=== EXERCISE DIRECTIONS ===
Go through the entries below and copy each line containing the word "this".

Charts and diagrams as code
****************

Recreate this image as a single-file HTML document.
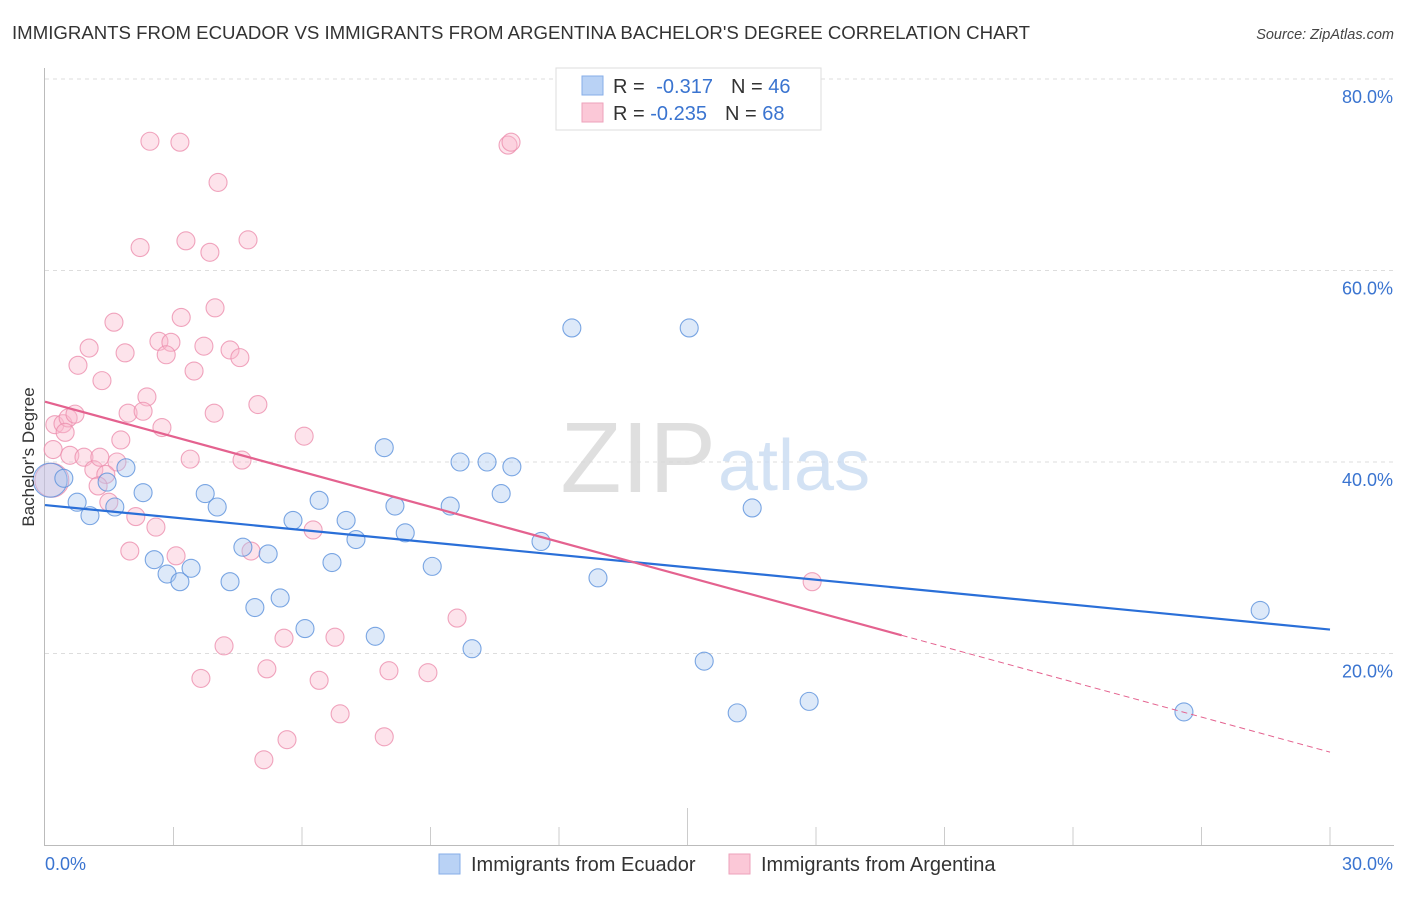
<!DOCTYPE html>
<html><head><meta charset="utf-8"><style>
body{margin:0;background:#fff;font-family:"Liberation Sans",sans-serif;}
svg text{font-family:"Liberation Sans",sans-serif;}
</style></head><body>
<svg id="chart" width="1406" height="892" viewBox="0 0 1406 892" xmlns="http://www.w3.org/2000/svg">
<text x="12" y="39" font-size="18" fill="#333" textLength="1018" lengthAdjust="spacingAndGlyphs">IMMIGRANTS FROM ECUADOR VS IMMIGRANTS FROM ARGENTINA BACHELOR'S DEGREE CORRELATION CHART</text>
<text x="1394" y="39" font-size="14.5" fill="#444" font-style="italic" text-anchor="end">Source: ZipAtlas.com</text>
<g id="grid"></g>
<text x="716" y="492" font-size="100" fill="#d8d8d8" text-anchor="end" font-family="Liberation Serif" opacity="0.8">ZIP</text>
<text x="718" y="490" font-size="72" fill="#c9dbf2" opacity="0.8">atlas</text>
<g id="marks"></g>
<text transform="translate(34,457) rotate(-90)" font-size="17" fill="#333" text-anchor="middle">Bachelor's Degree</text>
<g>
<rect x="556" y="68" width="265" height="62" fill="#fff" stroke="#ddd"/>
<rect x="582" y="76" width="21" height="19" fill="#b9d2f5" stroke="#86aee8"/>
<rect x="582" y="103" width="21" height="19" fill="#fbc8d7" stroke="#eea2bb"/>
<text x="613" y="93" font-size="20" fill="#333">R = <tspan dx="6" fill="#3a74d0">-0.317</tspan><tspan dx="18">N = </tspan><tspan fill="#3a74d0">46</tspan></text>
<text x="613" y="120" font-size="20" fill="#333">R = <tspan fill="#3a74d0">-0.235</tspan><tspan dx="18">N = </tspan><tspan fill="#3a74d0">68</tspan></text>
</g>
<g>
<rect x="439" y="854" width="21" height="20" fill="#b9d2f5" stroke="#86aee8"/>
<text x="471" y="871" font-size="20" fill="#333">Immigrants from Ecuador</text>
<rect x="729" y="854" width="21" height="20" fill="#fbc8d7" stroke="#eea2bb"/>
<text x="761" y="871" font-size="20" fill="#333">Immigrants from Argentina</text>
</g>
</svg>
<script>
const blueX=[0.12,0.44,0.75,1.05,1.45,1.63,1.89,2.29,2.55,2.85,3.15,3.41,3.74,4.02,4.32,4.62,4.90,5.21,5.49,5.79,6.07,6.40,6.70,7.03,7.26,7.71,7.92,8.17,8.41,9.04,9.46,9.69,9.97,10.32,10.65,10.90,11.58,12.30,12.91,15.04,15.39,16.16,16.51,17.84,26.59,28.37];
const blueY=[38.1,38.3,35.8,34.4,37.9,35.3,39.4,36.8,29.8,28.3,27.5,28.9,36.7,35.3,27.5,31.1,24.8,30.4,25.8,33.9,22.6,36.0,29.5,33.9,31.9,21.8,41.5,35.4,32.6,29.1,35.4,40.0,20.5,40.0,36.7,39.5,31.7,54.0,27.9,54.0,19.2,13.8,35.2,15.0,13.9,24.5];
const pinkX=[2.45,3.15,4.04,2.22,3.29,3.85,4.74,3.97,1.61,3.18,1.03,1.87,2.66,2.94,2.83,3.71,4.32,4.55,0.77,3.48,1.33,2.38,1.94,2.29,4.97,3.95,0.23,0.42,0.54,0.70,2.73,1.77,6.05,0.19,0.58,0.91,3.39,4.60,1.68,1.14,1.42,1.24,1.49,2.12,2.59,6.26,1.98,3.06,4.81,4.18,5.58,6.77,9.62,17.91,3.64,5.18,6.40,8.03,8.94,6.89,5.65,7.92,5.11,10.81,10.88,0.16,1.28,0.47];
const pinkY=[73.5,73.4,69.2,62.4,63.1,61.9,63.2,56.1,54.6,55.1,51.9,51.4,52.6,52.5,51.2,52.1,51.7,50.9,50.1,49.5,48.5,46.8,45.1,45.3,46.0,45.1,43.9,44.0,44.6,45.0,43.6,42.3,42.7,41.3,40.7,40.5,40.3,40.2,40.0,39.2,38.7,37.5,35.8,34.3,33.2,32.9,30.7,30.2,30.7,20.8,21.6,21.7,23.7,27.5,17.4,18.4,17.2,18.2,18.0,13.7,11.0,11.3,8.9,73.1,73.4,38.1,40.5,43.1];
const blueTrend=[35.5,22.5];
const pinkTrend=[46.3,9.7];
const pinkSolidEnd=20.0;
const yTicks=[20,40,60,80];
const xTickCount=10;

const NS='http://www.w3.org/2000/svg';
const sx=v=>45+v/30*1285;
const sy=v=>845-v/20*191.5;
function mk(tag,attrs,parent){const e=document.createElementNS(NS,tag);for(const k in attrs)e.setAttribute(k,attrs[k]);parent.appendChild(e);return e;}
const grid=document.getElementById('grid'),marks=document.getElementById('marks');
yTicks.forEach(t=>{
  const l=mk('line',{x1:45,x2:1394,y1:sy(t),y2:sy(t),stroke:'#ddd','stroke-dasharray':'4,4'},grid);
  
  
  const tx=mk('text',{x:1393,y:sy(t)+24,'font-size':18,fill:'#3a74d0','text-anchor':'end'},grid);
  tx.textContent=t.toFixed(1)+'%';
  
  
});
const ax=mk('line',{x1:44.5,x2:44.5,y1:68,y2:845,stroke:'#bbb'},grid);


const bx=mk('line',{x1:44,x2:1394,y1:845.5,y2:845.5,stroke:'#bbb'},grid);


for(let i=1;i<=xTickCount;i++){
  const x=sx(i*3);
  const t=mk('line',{x1:x,x2:x,y1:i===5?808:827,y2:845,stroke:'#ccc'},grid);
  
  
}
const xl0=mk('text',{x:45,y:870,'font-size':18,fill:'#3a74d0'},grid);xl0.textContent='0.0%';


const xl1=mk('text',{x:1393,y:870,'font-size':18,fill:'#3a74d0','text-anchor':'end'},grid);xl1.textContent='30.0%';



function dots(X,Y,fill,stroke,name){
  X.forEach((x,i)=>{
    const big=(i===0&&name==='ecuador')||(name==='argentina'&&i===65);
    const c=mk('circle',{cx:sx(x),cy:sy(Y[i]),r:big?17:9,fill:fill,'fill-opacity':0.4,stroke:stroke,'stroke-opacity':0.8,'stroke-width':1.1},marks);
    
    
  });
}
dots(pinkX,pinkY,'#f9b8cc','#ec8fae','argentina');
dots(blueX,blueY,'#aac8f0','#5b91dc','ecuador');
const bl=mk('line',{x1:sx(0),y1:sy(blueTrend[0]),x2:sx(30),y2:sy(blueTrend[1]),stroke:'#2a6fd8','stroke-width':2.2},marks);


const pAt=x=>pinkTrend[0]+(pinkTrend[1]-pinkTrend[0])*x/30;
const pl=mk('line',{x1:sx(0),y1:sy(pinkTrend[0]),x2:sx(pinkSolidEnd),y2:sy(pAt(pinkSolidEnd)),stroke:'#e4628f','stroke-width':2.2},marks);


const pd=mk('line',{x1:sx(pinkSolidEnd),y1:sy(pAt(pinkSolidEnd)),x2:sx(30),y2:sy(pinkTrend[1]),stroke:'#e4628f','stroke-width':1,'stroke-dasharray':'6,4'},marks);


</script>
</body></html>
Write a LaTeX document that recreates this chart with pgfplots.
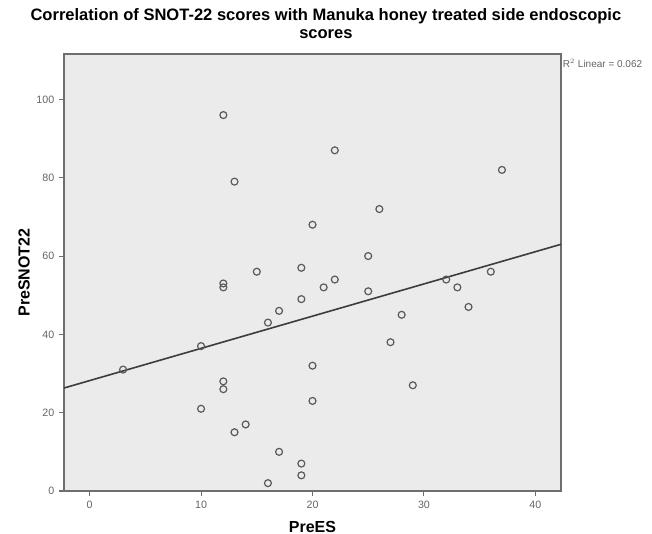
\documentclass[border=0pt]{standalone}
\usepackage{pgfplots}
\pgfplotsset{compat=1.18}
\usepackage{fontspec}
\setmainfont{Liberation Sans}
\definecolor{plotbg}{RGB}{235,235,235}
\definecolor{framecol}{RGB}{110,110,110}
\definecolor{markcol}{RGB}{90,90,90}
\definecolor{fitcol}{RGB}{60,60,60}
\definecolor{ticklab}{RGB}{100,100,100}

% PreES vs PreSNOT22
\pgfplotstableread{
x  y
12 96
13 79
22 87
37 82
26 72
20 68
25 60
15 56
19 57
12 53
12 52
22 54
21 52
25 51
19 49
17 46
16 43
10 37
3  31
12 28
12 26
10 21
14 17
13 15
17 10
19 7
19 4
16 2
20 32
20 23
28 45
27 38
29 27
32 54
33 52
34 47
36 56
}\scores

\begin{document}
\begin{tikzpicture}
\useasboundingbox (0,0) rectangle (489pt,400.5pt);
\begin{axis}[
    at={(48pt,32.25pt)}, anchor=south west,
    scale only axis,
    width=372.75pt, height=327.75pt,
    xmin=-2.3, xmax=42.3,
    ymin=0, ymax=111.6,
    xtick={0,10,...,40},
    ytick={0,20,...,100},
    tick align=outside,
    tick pos=left,
    major tick length=3.75pt,
    axis line style={framecol, line width=0.9pt},
    every tick/.style={framecol, line width=0.8pt},
    axis background/.style={fill=plotbg},
    tick label style={font=\fontsize{8}{9.5}\selectfont, text=ticklab},
    /pgf/number format/assume math mode=true,
    title={Correlation of SNOT-22 scores with Manuka honey treated side endoscopic\\scores},
    title style={at={(axis description cs:0.527,1.052)}, anchor=center,
        align=center, font=\fontsize{12.4}{13.5}\selectfont\bfseries},
    xlabel={PreES},
    ylabel={PreSNOT22},
    xlabel style={at={(axis description cs:0.5,-0.082)}, anchor=center,
        font=\fontsize{12}{14}\selectfont\bfseries},
    ylabel style={at={(axis description cs:-0.08,0.5)}, anchor=center,
        font=\fontsize{12}{14}\selectfont\bfseries},
    clip=false,
]
\addplot[only marks, mark=o, mark size=2.6pt, mark options={markcol, line width=0.9pt}]
    table[x=x, y=y] {\scores};
\addplot[fitcol, line width=1.2pt] coordinates {(-2.3,26.3) (42.3,63.0)};
\node[anchor=west, font=\fontsize{7.5}{8.5}\selectfont, text=ticklab, inner sep=0pt]
    at (axis description cs:1.003,0.979) {R$^2$ Linear = 0.062};
\end{axis}
\end{tikzpicture}
\end{document}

****************

=== FULL SOLUTION ===
Recreate this image as a single-file HTML document.
Write a LaTeX document that recreates this chart with pgfplots.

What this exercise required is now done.